2.       Deliverability: All the basic elements we do day in and day out: domain analysis, ISP relations, list hygiene.  With the maturation of the lists we have in play today and the increasing discrepancies of the ISPs' practices, this has increasingly become a mission-critical area we don't talk about enough, test enough or have enough resources to support.  Most companies could use a good "review" by a deliverability expert once a year.

3.       Interest Generation:  Today we could call this "engagement." It includes offer selection, creative/copy testing, frequency, subject line testing, and  preference center design -- anything that supports understanding customers' intent and how to reach them. 

4.       Personalization and targeting: We speak a lot about this, but most think it's the infusion of personalization in a subject line or body copy.  It's not!   Personalization is both an email and company-wide initiative that is far more complex than an email.  It includes data integration, geo/demo overlays, triggered messaging behavioral messaging, site/email and messaging - and, of course, integration of share components.

5.       Segmentation:  The farther we get into segmentation, the more complicated and intertwined it becomes.  Behavioral segmentation, attitudinal ovelays, MVC analysis, RFM strategy, longitudinal response, and cross-channel testing all present challenges for companies to optimize in channel and cross channel. 

6.       Conversion Efficiency:  Places more pressure on your ability to measure to conversion and control some of the variables responsible for supporting a sale - for example,  offer targeting, timing, sequenced messaging, and remarketing, path to conversion

7.       Cross-Sell - Upsell:   This presents the finest opportunity.  It means you have intelligence on what and why customer buy, and some predictive measures in place to assess risk to market to certain segments and the potential outcomes associated with the market.  These activities include: list overlap analysis, cross-product affinities, customer lifecycle, predictive modeling, campaign decision trees -- all of which support "decisions" and "migration."

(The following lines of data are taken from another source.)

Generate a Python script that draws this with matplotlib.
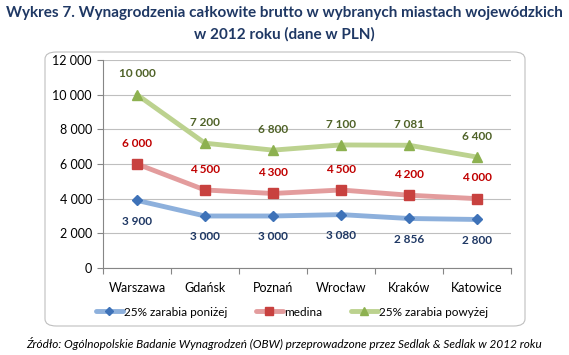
import matplotlib.pyplot as plt
from matplotlib.patches import FancyBboxPatch
from matplotlib.ticker import FuncFormatter

plt.rcParams['font.family'] = ['Lato', 'DejaVu Sans']

cities = ['Warszawa', 'Gdańsk', 'Poznań', 'Wrocław', 'Kraków', 'Katowice']
low = [3900, 3000, 3000, 3080, 2856, 2800]
median = [6000, 4500, 4300, 4500, 4200, 4000]
high = [10000, 7200, 6800, 7100, 7081, 6400]
yticks = [0, 2000, 4000, 6000, 8000, 10000, 12000]


def fmt(v):
    return f'{v:,.0f}'.replace(',', ' ')


fig = plt.figure(figsize=(5.69, 3.55), dpi=100)
fig.patch.set_facecolor('white')

box = FancyBboxPatch((45 / 569, 1 - 326 / 355), 480 / 569, 274 / 355,
                     boxstyle='round,pad=0,rounding_size=0.02',
                     transform=fig.transFigure, fc='white', ec='#BFBFBF', lw=0.8,
                     zorder=-1)
fig.patches.append(box)

fig.text(0.5, 1 - 13 / 355, 'Wykres 7. Wynagrodzenia całkowite brutto w wybranych miastach wojewódzkich',
         ha='center', va='center', fontsize=11, fontweight='bold', color='#1F3864')
fig.text(0.5, 1 - 34 / 355, 'w 2012 roku (dane w PLN)',
         ha='center', va='center', fontsize=11, fontweight='bold', color='#1F3864')

ax = fig.add_axes([103 / 569, 1 - 268 / 355, 408 / 569, 208 / 355])
ax.patch.set_alpha(0)
x = range(len(cities))

series = [
    (low, '25% zarabia poniżej', '#8DB0DC', '#3E72B8', 'D', 5, '#1F3864', -1),
    (median, 'medina', '#E39C9D', '#C8413F', 's', 7, '#C00000', 1),
    (high, '25% zarabia powyżej', '#BCD28F', '#8DB150', '^', 7, '#4F6228', 1),
]
for vals, name, lc, mc, mk, ms, tc, side in series:
    ax.plot(x, vals, color=lc, lw=3.5, marker=mk, ms=ms, mfc=mc, mec=mc,
            label=name, solid_capstyle='round')
    for i, v in enumerate(vals):
        ax.annotate(fmt(v), (i, v), xytext=(0, 15 * side), textcoords='offset points',
                    ha='center', va='center', fontsize=8.5, fontweight='bold', color=tc)

ax.set_xlim(-0.5, len(cities) - 0.5)
ax.set_ylim(0, 12000)
ax.set_yticks(yticks)
ax.yaxis.set_major_formatter(FuncFormatter(lambda v, p: fmt(v)))
ax.set_xticks([i + 0.5 for i in range(-1, len(cities))], minor=False)
ax.set_xticklabels([])
ax.set_xticks(list(x), minor=True)
ax.set_xticklabels(cities, minor=True)
ax.tick_params(axis='x', which='minor', length=0, pad=10, labelsize=9)
ax.tick_params(axis='x', which='major', length=4, color='#868686')
ax.tick_params(axis='y', length=4, color='#868686', labelsize=9, pad=4)
ax.grid(axis='y', color='#BFBFBF', lw=0.8)
ax.set_axisbelow(True)
for s in ['top', 'right']:
    ax.spines[s].set_visible(False)
for s in ['left', 'bottom']:
    ax.spines[s].set_color('#868686')

fig.legend(loc='center', bbox_to_anchor=(292 / 569, 1 - 312 / 355), ncol=3, frameon=False,
           fontsize=8.5, handlelength=2.3, columnspacing=2.4, handletextpad=0.1,
           markerscale=0.9)

fig.text(0.5, 1 - 343 / 355,
         'Źródło: Ogólnopolskie Badanie Wynagrodzeń (OBW) przeprowadzone przez Sedlak & Sedlak w 2012 roku',
         ha='center', va='center', fontsize=8.5, style='italic', color='black')

fig.savefig('out.png', dpi=100)
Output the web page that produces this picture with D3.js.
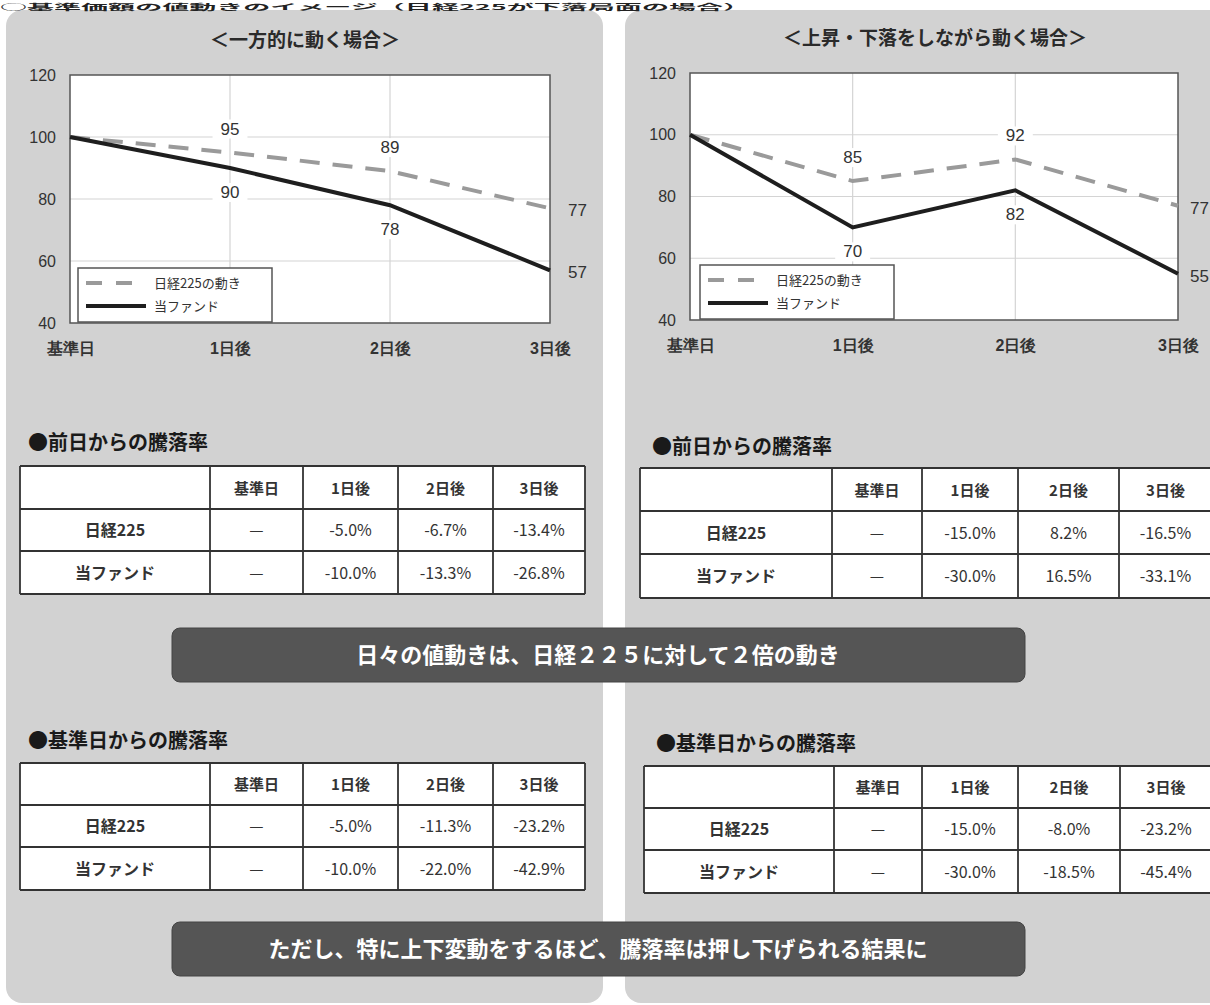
<!DOCTYPE html>
<html><head><meta charset="utf-8">
<script src="https://cdn.jsdelivr.net/npm/d3@7"></script>
<style>
html,body{margin:0;padding:0;background:#fff;}
svg{display:block;font-family:"Noto Sans CJK JP","Noto Sans",sans-serif;}
</style></head>
<body>
<svg id="c" width="1210" height="1005"></svg>
<script>
// ---- data ----
const days = ["基準日","1日後","2日後","3日後"];
const seriesNames = ["日経225の動き","当ファンド"];
const leftTitle = "＜一方的に動く場合＞";
const rightTitle = "＜上昇・下落をしながら動く場合＞";
const leftNikkei = [100,95,89,77];
const leftFund   = [100,90,78,57];
const rightNikkei = [100,85,92,77];
const rightFund   = [100,70,82,55];
const yTicks = [40,60,80,100,120];
const rowNames = ["日経225","当ファンド"];
const dailyTitle = "●前日からの騰落率";
const cumTitle = "●基準日からの騰落率";
const leftDailyNikkei = [null,-5.0,-6.7,-13.4];
const leftDailyFund   = [null,-10.0,-13.3,-26.8];
const rightDailyNikkei = [null,-15.0,8.2,-16.5];
const rightDailyFund   = [null,-30.0,16.5,-33.1];
const leftCumNikkei = [null,-5.0,-11.3,-23.2];
const leftCumFund   = [null,-10.0,-22.0,-42.9];
const rightCumNikkei = [null,-15.0,-8.0,-23.2];
const rightCumFund   = [null,-30.0,-18.5,-45.4];
const banner1 = "日々の値動きは、日経２２５に対して２倍の動き";
const banner2 = "ただし、特に上下変動をするほど、騰落率は押し下げられる結果に";
const headerText = "○基準価額の値動きのイメージ（日経225が下落局面の場合）";

// ---- drawing ----
const svg = d3.select("#c");
const panelFill = "#d2d2d2";

// panels
svg.append("rect").attr("x",6).attr("y",10).attr("width",597).attr("height",993).attr("rx",16).attr("fill",panelFill);
svg.append("rect").attr("x",625).attr("y",10).attr("width",610).attr("height",993).attr("rx",16).attr("fill",panelFill);

// header strip above the panels
svg.append("text").attr("x",0).attr("y",9.5).attr("font-size",8).attr("font-weight",700)
  .attr("fill","#222").attr("textLength",750).attr("lengthAdjust","spacingAndGlyphs").text(headerText);

function chart(opts){
  const g = svg.append("g");
  const x = d3.scalePoint().domain(days).range([opts.x0, opts.x1]);
  const y = d3.scaleLinear().domain([40,120]).range([opts.y1, opts.y0]);
  // title
  g.append("text").attr("x",opts.tx).attr("y",opts.ty).attr("text-anchor","middle")
    .attr("font-size",19).attr("font-weight",700).attr("fill","#2a2a2a").text(opts.title);
  // plot bg
  g.append("rect").attr("x",opts.x0).attr("y",opts.y0).attr("width",opts.x1-opts.x0)
    .attr("height",opts.y1-opts.y0).attr("fill","#fff");
  // grid
  g.append("g").selectAll("line").data([60,80,100]).join("line")
    .attr("x1",opts.x0).attr("x2",opts.x1).attr("y1",d=>y(d)).attr("y2",d=>y(d))
    .attr("stroke","#d4d4d4").attr("stroke-width",1.2);
  g.append("g").selectAll("line").data(days.slice(1,3)).join("line")
    .attr("y1",opts.y0).attr("y2",opts.y1).attr("x1",d=>x(d)).attr("x2",d=>x(d))
    .attr("stroke","#d4d4d4").attr("stroke-width",1.2);
  g.append("rect").attr("x",opts.x0).attr("y",opts.y0).attr("width",opts.x1-opts.x0)
    .attr("height",opts.y1-opts.y0).attr("fill","none").attr("stroke","#555").attr("stroke-width",1.5);
  // y axis labels
  const ya = d3.axisLeft(y).tickValues(yTicks).tickSize(0).tickPadding(14);
  const yg = g.append("g").attr("transform",`translate(${opts.x0},0)`).call(ya);
  yg.select(".domain").remove();
  yg.selectAll("text").attr("font-size",16).attr("fill","#333").attr("font-family","Liberation Sans, Arial, sans-serif");
  // x axis labels
  const xa = d3.axisBottom(x).tickSize(0).tickPadding(20);
  const xg = g.append("g").attr("transform",`translate(0,${opts.y1})`).call(xa);
  xg.select(".domain").remove();
  xg.selectAll("text").attr("font-size",16).attr("font-weight",700).attr("fill","#333");
  // lines
  const line = d3.line().x((d,i)=>x(days[i])).y(d=>y(d));
  g.append("path").datum(opts.nikkei).attr("d",line).attr("fill","none")
    .attr("stroke","#9a9a9a").attr("stroke-width",4).attr("stroke-dasharray","20,13");
  g.append("path").datum(opts.fund).attr("d",line).attr("fill","none")
    .attr("stroke","#1e1e1e").attr("stroke-width",4);
  // data labels
  function lab(v,i,above){
    let lx = x(days[i]), ly;
    let anchor="middle";
    const last = i===days.length-1;
    if(last){ lx += opts.endOff; ly = y(v)+8; anchor="start"; }
    else ly = above ? y(v)-18 : y(v)+30;
    const t = g.append("text").attr("x",lx).attr("y",ly).attr("text-anchor",anchor)
      .attr("font-size",17).attr("fill","#333").attr("font-family","Liberation Sans, Arial, sans-serif").text(v);
    if(!last){
      const bb = t.node().getBBox();
      g.insert("rect", () => t.node()).attr("x",bb.x-8).attr("y",bb.y).attr("width",bb.width+16).attr("height",bb.height).attr("fill","#fff");
    }
  }
  for(let i=1;i<days.length;i++){ lab(opts.nikkei[i],i,true); lab(opts.fund[i],i,false); }
  // legend
  const lg = g.append("g").attr("transform",`translate(${opts.lx},${opts.ly})`);
  lg.append("rect").attr("width",194).attr("height",54).attr("fill","#fff").attr("stroke","#555").attr("stroke-width",1.5);
  lg.append("line").attr("x1",8).attr("x2",68).attr("y1",15).attr("y2",15).attr("stroke","#9a9a9a").attr("stroke-width",4).attr("stroke-dasharray","16,14");
  lg.append("line").attr("x1",8).attr("x2",68).attr("y1",38).attr("y2",38).attr("stroke","#1e1e1e").attr("stroke-width",4);
  lg.selectAll("text.l").data(seriesNames).join("text").attr("class","l")
    .attr("x",76).attr("y",(d,i)=>20+i*23).attr("font-size",13).attr("fill","#333").text(d=>d);
}

chart({title:leftTitle,tx:305,ty:47,x0:70,x1:550,y0:75,y1:323,nikkei:leftNikkei,fund:leftFund,lx:78,ly:268,endOff:18});
chart({title:rightTitle,tx:935,ty:45,x0:690,x1:1178,y0:73,y1:320,nikkei:rightNikkei,fund:rightFund,lx:700,ly:265,endOff:12});

function fmt(v){ return v===null ? "—" : (v<0?"-":"") + Math.abs(v).toFixed(1) + "%"; }

function table(opts){
  const g = svg.append("g");
  g.append("text").attr("x",opts.tx).attr("y",opts.ty).attr("font-size",20).attr("font-weight",700)
    .attr("fill","#1a1a1a").text(opts.title);
  const cols = opts.cols; // boundaries
  const rows = opts.rows;
  g.append("rect").attr("x",cols[0]).attr("y",rows[0]).attr("width",cols[cols.length-1]-cols[0])
    .attr("height",rows[rows.length-1]-rows[0]).attr("fill","#fff");
  const data = [[""].concat(days), [rowNames[0]].concat(opts.a.map(fmt)), [rowNames[1]].concat(opts.b.map(fmt))];
  data.forEach((r,ri)=>{
    r.forEach((c,ci)=>{
      g.append("text").attr("x",(cols[ci]+cols[ci+1])/2).attr("y",(rows[ri]+rows[ri+1])/2+6)
        .attr("text-anchor","middle").attr("font-size", ri===0?15:16)
        .attr("font-weight", ri===0 || ci===0 ? 700 : 400)
        .attr("fill","#333").text(c);
    });
  });
  g.selectAll("line.h").data(rows).join("line").attr("class","h")
    .attr("x1",cols[0]).attr("x2",cols[cols.length-1]).attr("y1",d=>d).attr("y2",d=>d)
    .attr("stroke","#333").attr("stroke-width",1.8);
  g.selectAll("line.v").data(cols).join("line").attr("class","v")
    .attr("y1",rows[0]).attr("y2",rows[rows.length-1]).attr("x1",d=>d).attr("x2",d=>d)
    .attr("stroke","#333").attr("stroke-width",1.8);
}

table({title:dailyTitle,tx:28,ty:450,cols:[20,210,303,398,493,585],rows:[466,509,551,594],a:leftDailyNikkei,b:leftDailyFund});
table({title:dailyTitle,tx:652,ty:454,cols:[640,832,922,1018,1119,1212],rows:[468,511,554,598],a:rightDailyNikkei,b:rightDailyFund});
table({title:cumTitle,tx:28,ty:748,cols:[20,210,303,398,493,585],rows:[763,805,847,890],a:leftCumNikkei,b:leftCumFund});
table({title:cumTitle,tx:656,ty:751,cols:[644,834,922,1018,1120,1212],rows:[766,808,850,893],a:rightCumNikkei,b:rightCumFund});

function banner(y,txt){
  svg.append("rect").attr("x",172).attr("y",y).attr("width",853).attr("height",54).attr("rx",8)
    .attr("fill","#555").attr("stroke","#444").attr("stroke-width",1);
  svg.append("text").attr("x",598).attr("y",y+35).attr("text-anchor","middle").attr("font-size",22)
    .attr("font-weight",700).attr("fill","#fff").text(txt);
}
banner(628,banner1);
banner(922,banner2);
</script>
</body></html>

While every company has a slightly different view and classification, by looking at this through an evolutionary view you can assess where you fit on this scale and what you hope to evolve to over time. In large companies, it can be difficult to organize around this progression. In small companies, it can be difficult to grasp the scale of return on some. But remember this: the vehicle you're riding in (train/car) may be going 60 MPH, but are you sitting still during this ride?